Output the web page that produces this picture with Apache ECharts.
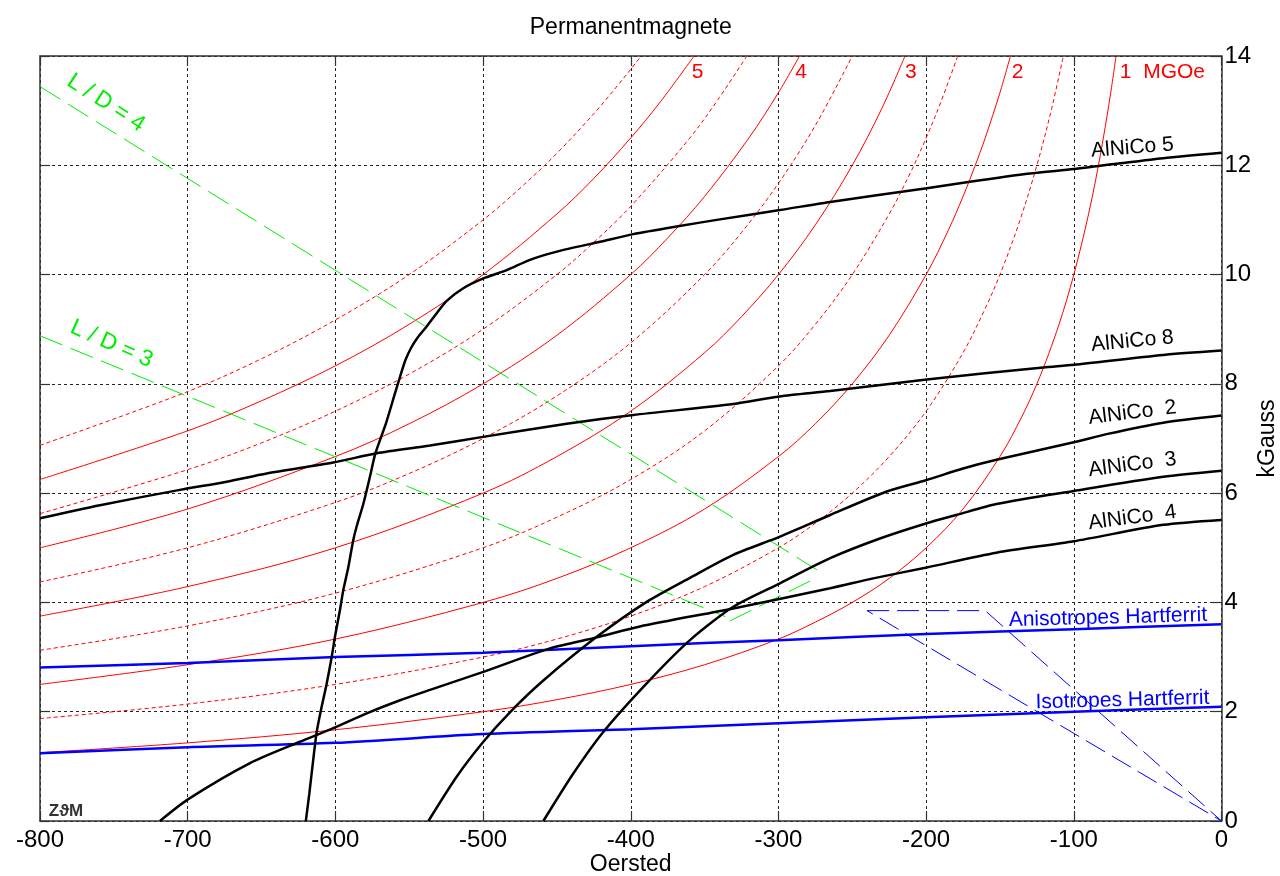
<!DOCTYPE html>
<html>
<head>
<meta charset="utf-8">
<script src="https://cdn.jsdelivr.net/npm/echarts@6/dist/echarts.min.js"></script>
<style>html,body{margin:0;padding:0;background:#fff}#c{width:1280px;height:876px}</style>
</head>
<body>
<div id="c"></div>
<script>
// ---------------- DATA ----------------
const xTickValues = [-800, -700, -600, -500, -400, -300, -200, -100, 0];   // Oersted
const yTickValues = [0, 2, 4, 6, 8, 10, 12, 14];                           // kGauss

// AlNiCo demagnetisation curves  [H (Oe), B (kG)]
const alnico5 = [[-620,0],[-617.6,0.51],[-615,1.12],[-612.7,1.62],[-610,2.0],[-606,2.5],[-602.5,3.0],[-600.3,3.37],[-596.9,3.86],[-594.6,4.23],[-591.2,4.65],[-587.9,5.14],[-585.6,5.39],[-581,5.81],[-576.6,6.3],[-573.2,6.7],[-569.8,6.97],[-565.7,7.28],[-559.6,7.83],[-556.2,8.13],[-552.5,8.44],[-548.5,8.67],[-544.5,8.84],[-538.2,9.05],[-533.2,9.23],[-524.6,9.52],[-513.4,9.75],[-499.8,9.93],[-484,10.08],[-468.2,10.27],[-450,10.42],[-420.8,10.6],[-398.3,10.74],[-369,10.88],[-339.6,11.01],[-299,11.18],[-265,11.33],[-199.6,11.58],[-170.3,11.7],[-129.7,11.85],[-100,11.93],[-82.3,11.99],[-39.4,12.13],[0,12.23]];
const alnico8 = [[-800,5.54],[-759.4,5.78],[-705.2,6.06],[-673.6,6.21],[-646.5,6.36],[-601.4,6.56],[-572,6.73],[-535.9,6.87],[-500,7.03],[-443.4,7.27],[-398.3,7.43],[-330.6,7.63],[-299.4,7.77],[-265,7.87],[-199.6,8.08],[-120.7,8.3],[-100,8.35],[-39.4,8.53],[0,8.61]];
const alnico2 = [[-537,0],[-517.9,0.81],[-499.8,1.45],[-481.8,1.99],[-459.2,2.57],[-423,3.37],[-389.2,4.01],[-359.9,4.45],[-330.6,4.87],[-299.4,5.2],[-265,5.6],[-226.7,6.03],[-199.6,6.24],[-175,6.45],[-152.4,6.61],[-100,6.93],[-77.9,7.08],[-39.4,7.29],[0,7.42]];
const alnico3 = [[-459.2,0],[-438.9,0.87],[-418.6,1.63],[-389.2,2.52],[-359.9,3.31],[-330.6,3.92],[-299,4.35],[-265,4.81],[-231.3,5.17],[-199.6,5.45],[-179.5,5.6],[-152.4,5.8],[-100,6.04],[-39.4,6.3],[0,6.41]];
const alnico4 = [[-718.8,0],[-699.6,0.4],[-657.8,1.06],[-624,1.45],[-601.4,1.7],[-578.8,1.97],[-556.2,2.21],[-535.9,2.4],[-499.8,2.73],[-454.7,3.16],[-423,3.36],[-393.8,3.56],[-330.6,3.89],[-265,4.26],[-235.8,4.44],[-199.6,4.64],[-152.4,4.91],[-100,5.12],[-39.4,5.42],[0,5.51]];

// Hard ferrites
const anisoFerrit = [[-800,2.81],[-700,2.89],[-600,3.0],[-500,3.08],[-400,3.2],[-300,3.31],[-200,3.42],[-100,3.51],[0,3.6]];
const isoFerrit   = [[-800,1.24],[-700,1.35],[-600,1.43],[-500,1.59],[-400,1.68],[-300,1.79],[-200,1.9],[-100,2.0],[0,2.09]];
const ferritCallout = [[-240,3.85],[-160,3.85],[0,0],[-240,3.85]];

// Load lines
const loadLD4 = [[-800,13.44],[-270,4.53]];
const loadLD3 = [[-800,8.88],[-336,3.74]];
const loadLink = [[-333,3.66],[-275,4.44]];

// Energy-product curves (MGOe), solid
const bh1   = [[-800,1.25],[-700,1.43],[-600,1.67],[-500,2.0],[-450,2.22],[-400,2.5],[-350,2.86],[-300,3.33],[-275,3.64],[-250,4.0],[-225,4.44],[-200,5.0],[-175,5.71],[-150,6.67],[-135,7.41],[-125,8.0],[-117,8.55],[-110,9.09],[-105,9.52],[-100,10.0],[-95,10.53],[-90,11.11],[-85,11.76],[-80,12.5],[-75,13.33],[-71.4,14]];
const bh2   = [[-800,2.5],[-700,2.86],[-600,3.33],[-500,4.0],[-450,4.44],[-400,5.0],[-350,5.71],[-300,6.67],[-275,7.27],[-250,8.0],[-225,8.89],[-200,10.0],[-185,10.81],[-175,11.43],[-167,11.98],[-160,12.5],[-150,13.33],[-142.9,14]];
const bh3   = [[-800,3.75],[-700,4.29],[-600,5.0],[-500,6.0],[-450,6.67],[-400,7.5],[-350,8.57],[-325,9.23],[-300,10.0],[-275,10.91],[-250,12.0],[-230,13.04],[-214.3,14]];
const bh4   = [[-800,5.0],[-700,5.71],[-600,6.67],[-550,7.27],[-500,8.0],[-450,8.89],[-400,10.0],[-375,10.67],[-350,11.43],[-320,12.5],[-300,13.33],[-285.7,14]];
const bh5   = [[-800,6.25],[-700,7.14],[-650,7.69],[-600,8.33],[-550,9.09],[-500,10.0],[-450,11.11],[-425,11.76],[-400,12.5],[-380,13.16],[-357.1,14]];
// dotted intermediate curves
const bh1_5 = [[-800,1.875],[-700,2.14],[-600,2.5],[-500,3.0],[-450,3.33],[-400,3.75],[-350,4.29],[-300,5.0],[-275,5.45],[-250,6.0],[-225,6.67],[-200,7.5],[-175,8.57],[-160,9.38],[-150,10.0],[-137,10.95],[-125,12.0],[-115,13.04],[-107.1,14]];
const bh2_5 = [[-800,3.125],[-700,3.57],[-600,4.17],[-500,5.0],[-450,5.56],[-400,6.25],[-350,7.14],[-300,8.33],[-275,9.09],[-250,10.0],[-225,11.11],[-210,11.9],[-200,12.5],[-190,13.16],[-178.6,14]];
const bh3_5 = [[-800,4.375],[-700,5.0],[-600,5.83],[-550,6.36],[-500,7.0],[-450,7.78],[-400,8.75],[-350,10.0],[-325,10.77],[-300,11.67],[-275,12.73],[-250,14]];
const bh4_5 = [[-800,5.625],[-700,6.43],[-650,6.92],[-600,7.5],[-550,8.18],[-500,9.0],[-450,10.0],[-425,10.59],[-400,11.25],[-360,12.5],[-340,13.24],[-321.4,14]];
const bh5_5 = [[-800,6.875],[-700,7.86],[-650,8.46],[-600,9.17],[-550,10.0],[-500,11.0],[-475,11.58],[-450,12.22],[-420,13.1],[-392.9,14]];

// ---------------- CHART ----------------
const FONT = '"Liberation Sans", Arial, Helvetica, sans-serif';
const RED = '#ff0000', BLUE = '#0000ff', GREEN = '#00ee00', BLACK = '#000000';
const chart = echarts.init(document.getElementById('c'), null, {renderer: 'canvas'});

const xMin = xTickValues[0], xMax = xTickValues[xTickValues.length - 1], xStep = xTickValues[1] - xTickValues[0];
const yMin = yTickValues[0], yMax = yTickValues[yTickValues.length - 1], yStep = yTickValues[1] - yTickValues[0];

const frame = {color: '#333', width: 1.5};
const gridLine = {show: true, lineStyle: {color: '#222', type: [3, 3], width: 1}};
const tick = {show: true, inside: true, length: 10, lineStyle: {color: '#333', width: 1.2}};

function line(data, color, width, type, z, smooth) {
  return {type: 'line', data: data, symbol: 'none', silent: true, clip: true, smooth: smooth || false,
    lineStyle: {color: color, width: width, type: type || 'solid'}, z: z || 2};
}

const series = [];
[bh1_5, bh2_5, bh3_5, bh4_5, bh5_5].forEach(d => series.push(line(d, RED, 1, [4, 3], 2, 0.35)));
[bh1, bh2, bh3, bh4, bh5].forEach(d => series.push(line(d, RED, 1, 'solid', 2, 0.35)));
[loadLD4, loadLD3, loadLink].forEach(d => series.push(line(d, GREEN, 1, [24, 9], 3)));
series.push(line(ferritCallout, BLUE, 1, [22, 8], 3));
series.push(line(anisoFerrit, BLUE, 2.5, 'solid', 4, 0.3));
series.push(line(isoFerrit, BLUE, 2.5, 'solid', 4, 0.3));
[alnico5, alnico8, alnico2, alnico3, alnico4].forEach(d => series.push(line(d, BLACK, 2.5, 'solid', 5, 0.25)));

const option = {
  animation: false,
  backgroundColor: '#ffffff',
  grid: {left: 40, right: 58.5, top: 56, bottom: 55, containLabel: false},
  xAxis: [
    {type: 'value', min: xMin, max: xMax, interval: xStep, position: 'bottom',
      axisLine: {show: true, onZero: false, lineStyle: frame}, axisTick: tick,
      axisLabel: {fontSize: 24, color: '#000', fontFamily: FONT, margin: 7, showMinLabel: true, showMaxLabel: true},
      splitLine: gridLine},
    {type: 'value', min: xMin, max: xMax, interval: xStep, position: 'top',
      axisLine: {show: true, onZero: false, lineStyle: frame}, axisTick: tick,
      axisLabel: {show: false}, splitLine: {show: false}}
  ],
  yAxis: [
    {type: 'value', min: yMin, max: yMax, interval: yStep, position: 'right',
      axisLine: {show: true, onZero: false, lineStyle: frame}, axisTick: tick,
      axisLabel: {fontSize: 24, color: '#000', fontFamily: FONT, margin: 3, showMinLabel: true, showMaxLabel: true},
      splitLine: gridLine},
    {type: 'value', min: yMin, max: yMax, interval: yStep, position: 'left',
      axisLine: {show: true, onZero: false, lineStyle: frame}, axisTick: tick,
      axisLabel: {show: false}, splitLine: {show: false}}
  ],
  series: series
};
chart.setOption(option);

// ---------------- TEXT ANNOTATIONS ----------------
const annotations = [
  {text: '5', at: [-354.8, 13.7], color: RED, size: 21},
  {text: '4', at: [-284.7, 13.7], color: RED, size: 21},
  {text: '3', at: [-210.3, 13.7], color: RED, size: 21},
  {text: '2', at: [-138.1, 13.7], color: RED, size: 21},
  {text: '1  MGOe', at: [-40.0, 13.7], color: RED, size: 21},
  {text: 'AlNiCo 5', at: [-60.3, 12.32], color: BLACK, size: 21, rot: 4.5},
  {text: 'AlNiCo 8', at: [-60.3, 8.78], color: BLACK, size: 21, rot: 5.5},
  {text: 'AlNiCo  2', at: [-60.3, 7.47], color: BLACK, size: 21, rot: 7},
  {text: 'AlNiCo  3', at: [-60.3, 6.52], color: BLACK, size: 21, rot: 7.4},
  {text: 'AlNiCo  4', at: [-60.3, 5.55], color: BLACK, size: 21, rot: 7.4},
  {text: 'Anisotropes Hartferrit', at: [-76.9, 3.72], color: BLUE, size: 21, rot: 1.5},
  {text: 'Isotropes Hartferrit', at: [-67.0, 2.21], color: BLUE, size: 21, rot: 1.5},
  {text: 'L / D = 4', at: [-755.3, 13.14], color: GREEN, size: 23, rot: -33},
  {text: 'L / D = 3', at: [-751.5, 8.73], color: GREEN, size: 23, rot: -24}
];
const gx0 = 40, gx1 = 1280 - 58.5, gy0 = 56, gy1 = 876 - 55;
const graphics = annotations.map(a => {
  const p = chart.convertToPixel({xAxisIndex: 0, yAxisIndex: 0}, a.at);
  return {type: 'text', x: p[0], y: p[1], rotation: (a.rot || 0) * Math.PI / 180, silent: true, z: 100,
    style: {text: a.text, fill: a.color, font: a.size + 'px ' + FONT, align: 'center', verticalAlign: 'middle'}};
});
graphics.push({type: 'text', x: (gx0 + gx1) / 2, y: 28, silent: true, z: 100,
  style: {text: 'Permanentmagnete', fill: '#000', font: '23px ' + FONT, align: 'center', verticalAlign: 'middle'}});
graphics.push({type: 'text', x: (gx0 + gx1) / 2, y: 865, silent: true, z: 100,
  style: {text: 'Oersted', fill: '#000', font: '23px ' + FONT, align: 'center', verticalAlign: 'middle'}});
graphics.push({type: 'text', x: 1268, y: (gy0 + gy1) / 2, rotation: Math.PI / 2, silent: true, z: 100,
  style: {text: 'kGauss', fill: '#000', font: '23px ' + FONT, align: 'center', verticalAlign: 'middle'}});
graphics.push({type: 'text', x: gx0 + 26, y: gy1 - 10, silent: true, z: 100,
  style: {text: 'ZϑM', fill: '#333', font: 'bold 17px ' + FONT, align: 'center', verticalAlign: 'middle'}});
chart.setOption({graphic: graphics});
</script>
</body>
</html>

• • • •

## DO THIS:
Leave out the pictures and repeat exactly the lines from the start of the material through the line that contains "const yTickValues = [0, 2, 4, 6, 8, 10, 12, 14];", both included.

## SOLUTION TO THE EXERCISE:
Output the web page that produces this picture with Apache ECharts.
<!DOCTYPE html>
<html>
<head>
<meta charset="utf-8">
<script src="https://cdn.jsdelivr.net/npm/echarts@6/dist/echarts.min.js"></script>
<style>html,body{margin:0;padding:0;background:#fff}#c{width:1280px;height:876px}</style>
</head>
<body>
<div id="c"></div>
<script>
// ---------------- DATA ----------------
const xTickValues = [-800, -700, -600, -500, -400, -300, -200, -100, 0];   // Oersted
const yTickValues = [0, 2, 4, 6, 8, 10, 12, 14];                           // kGauss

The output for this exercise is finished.